(A look back at some of the things we used to wear in the 70’s)
Paul Fitzpatrick: London, March 2022
Satin Bomber Jackets
I had a beer with a couple of old mates recently and as well as catching up on life we started reminiscing, as you do, about ‘the good old days’.
We were talking specifically about the early days that bonded us, of going to nightclubs and bars when we were 16, the daft stuff we used to get up to and sadly about an absent friend.
In amongst the blether one of the lads reminded us of a story I’d long since forgotten….
I’m not sure where the ‘look’ came from exactly but in Autumn 1974 a crowd of us decided that heading into a Scottish winter, wearing flimsy, unlined, satin bomber jackets would be a good idea.

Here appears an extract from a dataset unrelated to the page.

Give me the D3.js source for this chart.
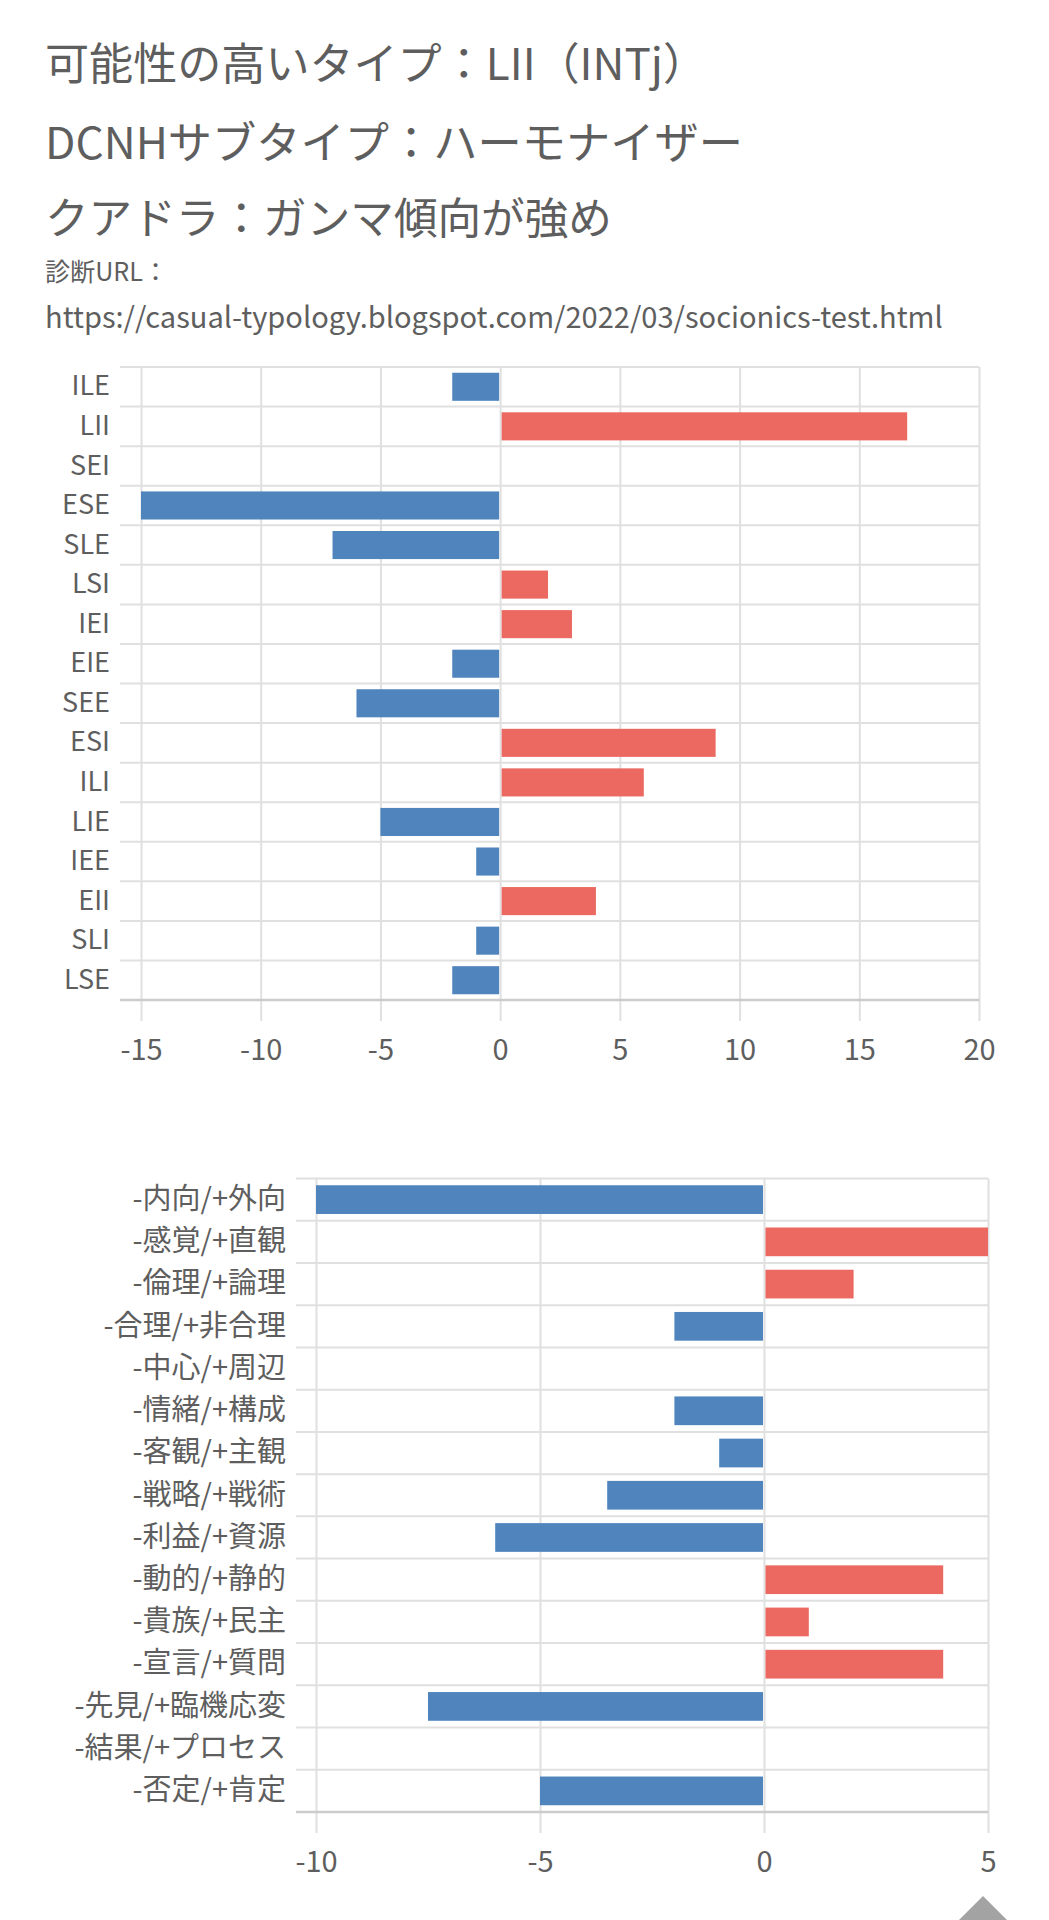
<!DOCTYPE html>
<html lang="ja">
<head>
<meta charset="UTF-8" />
<title>LII socionics result</title>
<script src="https://cdn.jsdelivr.net/npm/d3@7"></script>
<style>
  body { margin: 0; background: #fff; }
  svg { display: block; }
  text { font-family: "Noto Sans CJK JP", "Noto Sans", sans-serif; }
</style>
</head>
<body>
<svg id="svg" width="1049" height="1920"></svg>
<script>
  // header text
  const titleLines = [
    "可能性の高いタイプ：LII（INTj）",
    "DCNHサブタイプ：ハーモナイザー",
    "クアドラ：ガンマ傾向が強め"
  ];
  const urlLabel = "診断URL：";
  const urlText = "https://casual-typology.blogspot.com/2022/03/socionics-test.html";

  // chart 1: the 16 types
  const types = ["ILE", "LII", "SEI", "ESE", "SLE", "LSI", "IEI", "EIE",
                 "SEE", "ESI", "ILI", "LIE", "IEE", "EII", "SLI", "LSE"];
  const typeScores = [-2, 17, 0, -15, -7, 2, 3, -2, -6, 9, 6, -5, -1, 4, -1, -2];
  const typeTicks = [-15, -10, -5, 0, 5, 10, 15, 20];

  // chart 2: Reinin dichotomies
  const dichotomies = ["-内向/+外向", "-感覚/+直観", "-倫理/+論理", "-合理/+非合理",
                       "-中心/+周辺", "-情緒/+構成", "-客観/+主観", "-戦略/+戦術",
                       "-利益/+資源", "-動的/+静的", "-貴族/+民主", "-宣言/+質問",
                       "-先見/+臨機応変", "-結果/+プロセス", "-否定/+肯定"];
  const dichotomyScores = [-10, 5, 2, -2, 0, -2, -1, -3.5, -6, 4, 1, 4, -7.5, 0, -5];
  const dichotomyTicks = [-10, -5, 0, 5];

  const blue = "#5084bd";
  const red = "#eb6960";
  const gridColor = "#e0e0e0";
  const axisColor = "#cccccc";
  const textColor = "#5e5e5e";

  const svg = d3.select("#svg");

  // fit a text to a width by changing its font size
  function fitText(t, width) {
    const fs = parseFloat(t.attr("font-size"));
    const w = t.node().getComputedTextLength();
    t.attr("font-size", (fs * width / w).toFixed(2));
  }

  const head = svg.append("g").attr("fill", textColor);
  const titleY = [64, 143, 218];
  const titleW = [662, 698, 567];
  titleLines.forEach((s, i) => {
    const t = head.append("text")
      .attr("x", 45)
      .attr("y", titleY[i])
      .attr("dy", "0.36em")
      .attr("font-size", 43)
      .text(s);
    fitText(t, titleW[i]);
  });
  fitText(head.append("text").attr("x", 45).attr("y", 272).attr("dy", "0.36em")
    .attr("font-size", 24).text(urlLabel), 123);
  fitText(head.append("text").attr("x", 45).attr("y", 318).attr("dy", "0.36em")
    .attr("font-size", 27).text(urlText), 898);

  function drawChart(cfg) {
    const g = svg.append("g");
    const x = d3.scaleLinear().domain(cfg.domain).range([cfg.left, cfg.right]);
    const y = d3.scaleBand().domain(cfg.cats).range([cfg.top, cfg.bottom]);
    const bw = y.bandwidth();
    const inset = bw * cfg.inset;

    // horizontal row lines
    g.append("g").selectAll("line")
      .data(cfg.cats)
      .join("line")
      .attr("x1", cfg.lineStart)
      .attr("x2", cfg.right)
      .attr("y1", d => y(d))
      .attr("y2", d => y(d))
      .attr("stroke", gridColor)
      .attr("stroke-width", 2);

    // vertical grid + tick labels (plain hyphen for minus, like the original)
    const ax = g.append("g")
      .attr("transform", `translate(0,${cfg.bottom + 21})`)
      .call(d3.axisBottom(x).tickValues(cfg.ticks).tickFormat(d => String(d))
        .tickSize(-(cfg.bottom + 21 - cfg.top)).tickSizeOuter(0));
    ax.select(".domain").remove();
    ax.selectAll("line").attr("stroke", gridColor).attr("stroke-width", 2);
    ax.selectAll("text")
      .attr("y", cfg.tickY - cfg.bottom - 21)
      .attr("dy", "0.36em")
      .attr("fill", textColor)
      .attr("font-size", 29)
      .attr("font-family", "'Noto Sans CJK JP', sans-serif");

    // bottom axis line
    g.append("line")
      .attr("x1", cfg.lineStart)
      .attr("x2", cfg.right)
      .attr("y1", cfg.bottom)
      .attr("y2", cfg.bottom)
      .attr("stroke", axisColor)
      .attr("stroke-width", 2.5);

    // bars
    g.append("g").selectAll("rect")
      .data(cfg.values.map((v, i) => ({ cat: cfg.cats[i], v })).filter(d => d.v !== 0))
      .join("rect")
      .attr("x", d => d.v < 0 ? x(d.v) : x(0) + 1.5)
      .attr("width", d => d.v < 0 ? x(0) - x(d.v) - 1 : x(d.v) - x(0) - 1.5)
      .attr("y", d => y(d.cat) + inset)
      .attr("height", bw - 2 * inset)
      .attr("fill", d => d.v < 0 ? blue : red);

    // category labels
    const ay = g.append("g")
      .attr("transform", `translate(${cfg.labelRight},0)`)
      .call(d3.axisLeft(y).tickSize(0).tickPadding(0));
    ay.select(".domain").remove();
    ay.selectAll("text")
      .attr("fill", textColor)
      .attr("font-size", cfg.labelSize)
      .attr("font-family", "'Noto Sans CJK JP', sans-serif");
  }

  drawChart({
    cats: types, values: typeScores, ticks: typeTicks, domain: [-15, 20],
    left: 141, right: 979, top: 367, bottom: 1000, lineStart: 120,
    labelRight: 110, labelSize: 27, tickY: 1050, inset: 0.145
  });

  drawChart({
    cats: dichotomies, values: dichotomyScores, ticks: dichotomyTicks, domain: [-10, 5],
    left: 316, right: 988, top: 1178.5, bottom: 1812, lineStart: 296,
    labelRight: 286, labelSize: 29, tickY: 1862, inset: 0.16
  });

  // page "back to top" button, cut off at the bottom edge
  svg.append("path")
    .attr("d", "M983,1896 L956,1923 L1010,1923 Z")
    .attr("fill", "#a3a3a3");
</script>
</body>
</html>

Maybe it was the influence of Glam Rock or Mr Jagger strutting his stuff on TOTP but whatever it was it certainly added a bit of glamour to our wardrobes.

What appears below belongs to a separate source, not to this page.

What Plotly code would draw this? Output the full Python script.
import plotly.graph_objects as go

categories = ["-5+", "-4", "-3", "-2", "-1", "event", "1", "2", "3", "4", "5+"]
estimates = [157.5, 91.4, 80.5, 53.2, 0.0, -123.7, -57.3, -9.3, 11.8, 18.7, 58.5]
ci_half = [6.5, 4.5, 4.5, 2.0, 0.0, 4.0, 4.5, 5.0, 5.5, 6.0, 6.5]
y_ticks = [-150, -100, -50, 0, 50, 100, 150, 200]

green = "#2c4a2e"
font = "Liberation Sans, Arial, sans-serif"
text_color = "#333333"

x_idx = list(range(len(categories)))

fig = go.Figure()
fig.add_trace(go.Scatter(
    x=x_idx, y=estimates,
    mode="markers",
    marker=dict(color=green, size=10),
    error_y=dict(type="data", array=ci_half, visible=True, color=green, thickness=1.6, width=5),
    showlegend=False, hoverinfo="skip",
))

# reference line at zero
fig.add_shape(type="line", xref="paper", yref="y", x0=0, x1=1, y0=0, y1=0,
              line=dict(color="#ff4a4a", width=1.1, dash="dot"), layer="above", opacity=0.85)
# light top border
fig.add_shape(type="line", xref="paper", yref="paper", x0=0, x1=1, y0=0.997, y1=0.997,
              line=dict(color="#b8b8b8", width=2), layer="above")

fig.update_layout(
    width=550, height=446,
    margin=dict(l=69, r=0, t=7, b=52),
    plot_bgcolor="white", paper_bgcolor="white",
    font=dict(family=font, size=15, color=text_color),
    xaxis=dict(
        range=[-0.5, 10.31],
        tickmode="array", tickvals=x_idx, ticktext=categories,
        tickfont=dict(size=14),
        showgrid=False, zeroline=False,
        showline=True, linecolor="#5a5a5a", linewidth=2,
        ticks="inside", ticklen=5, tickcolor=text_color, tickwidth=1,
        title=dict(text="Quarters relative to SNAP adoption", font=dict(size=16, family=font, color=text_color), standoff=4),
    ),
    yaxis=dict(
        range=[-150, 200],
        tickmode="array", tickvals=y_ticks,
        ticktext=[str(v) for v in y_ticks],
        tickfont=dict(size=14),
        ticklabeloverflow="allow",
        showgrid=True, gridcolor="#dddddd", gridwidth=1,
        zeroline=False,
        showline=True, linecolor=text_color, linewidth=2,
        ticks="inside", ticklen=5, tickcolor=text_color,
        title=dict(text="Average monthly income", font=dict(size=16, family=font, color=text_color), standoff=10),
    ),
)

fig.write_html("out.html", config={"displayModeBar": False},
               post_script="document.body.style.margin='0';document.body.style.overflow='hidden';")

Primarily there were two bomber jacket themes available.
American Collegiate or decorative Oriental… you pays your money and took your choice.
We had a mix of both in our little crew and thought we looked the part as we made our way on the blue buses into Glasgow to find bars we could get into before descending upon Clouds (soon to become the Apollo) nightclub.
This one night pre-Clouds, we popped into a Chinese restaurant for a quick fix of spare ribs where one of the waiters took an interest in our jackets and made a point of going round the group to explain what the embroidered Chinese motifs meant….
“Ah, the symbol on your jacket is a Tiger. This represents tremendous courage & great bravery“
Then on to the next one…
“The symbol on yours my friend is a Fire Dragon. This signifies outstanding virtues like honesty & patience”
He continued, explaining the meaning of each motif until he came to one jacket, took a double take and started laughing, he scurried off before returning, colleagues in-tow, pointing at the jacket… where upon they all started laughing too.
As fate would have it, the jacket in question belonged to our pal Cubby who always dressed immaculately and who took the term ‘pride in your appearance‘ to a whole new level.
To say he was perplexed would be a huge understatement.
You see, Cubby, meticulous as ever, had deliberated long and hard before selecting this jet-black satin bomber with its elaborate oriental embroidery.
Every buying decision Cubby made was considered and this one was no exception. The jacket in question had been hand-picked to ensure it looked just right with his patchwork jeans, Simon shirt and polished footwear.
Flummoxed, he asked the waiter to explain what was so funny, but this just made him laugh more…. and the more Cubby pushed for a response, the harder the waiter laughed.
We went back the following week, on the insistence of Cubby, hoping to find out what was so funny but as soon as the waiter saw him and his jacket again, he started sniggering.
Befuddled, Cubby refused to go back to the restaurant whilst he was wearing the jacket, and we never did find out what had them rolling in the aisles of the Lucky Star.
The satin jackets prevailed for a few more months with our parents stating the obvious “you’ll catch your death of cold” every-time we ventured out the house.
The nature of trends dictates that eventually most ‘looks’ filter down into the mass-market and when we started to see cheaper versions of the jackets being sold and worn, we knew it was time to move on to our next fashion faux pas, whatever that was.
Thanks to Jim Martin for rekindling the memories of those good times spent with himself, Mick Irvine, Hugh Kinnaird, Brian Cuthbertson, Ronnie Kinnaird, Joe Hunter and others.